Homeland Security spokeswoman Ellen Howe told the Star Tribune the hiring of Pitt was human error, not impropriety. She said privacy laws prevent the agency from releasing the name of the employee that quit.
Pitt accepted a job at Homeland Security’s Transportation Security Administration in May, five months after she was fired from the Minnesota Department of Transportation.
Pitt had been emergency management director at MnDOT. She was fired for failing to return for 10 days from an unauthorized, state-paid trip to Washington after the Interstate 35W bridge collapsed last August.
Investigators from the state of Minnesota found that Pitt misspent $26,400 in state funds as a high-ranking MnDOT manager, including inappropriate charges for airfare, hotels, mileage and personal cell phone calls.

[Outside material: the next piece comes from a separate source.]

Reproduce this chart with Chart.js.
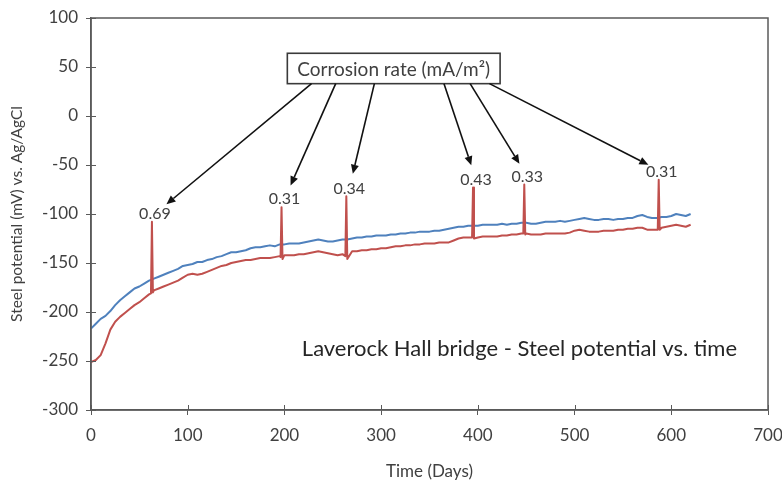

An arbitrator upheld her firing on May 15, and the TSA hired her on May 25. She was fired within 24 hours after the Star Tribune published a story on July 31 about her new federal job.
Pitt, 44 and a former resident of Red Wing, was making $90,000 a year as a “Transportation Security Specialist” at TSA headquarters in Alexandria, Va. The agency said her quick dismissal was made easier because she was still a probationary employee.
Kip Hawley, the top administrator at TSA, said Pitt never should have been hired.
Howe said that if the individual who hired Pitt had not left voluntarily, that “disciplinary action would likely have been appropriate.”
Pitt disclosed on a pre-employment form that she had been terminated from MnDOT, but the reason given did not disqualify her from consideration. Howe said privacy laws prevent the release of Pitt’s explanation for her termination.
When the job was posted in February, it drew 34 applicants. Pitt and seven others were deemed “best candidates,” Howe said. She said the internal investigation is complete and found no improprieties.
Howe said in the future, Homeland Security would check with a job applicant’s previous employers even if they’re not listed as references.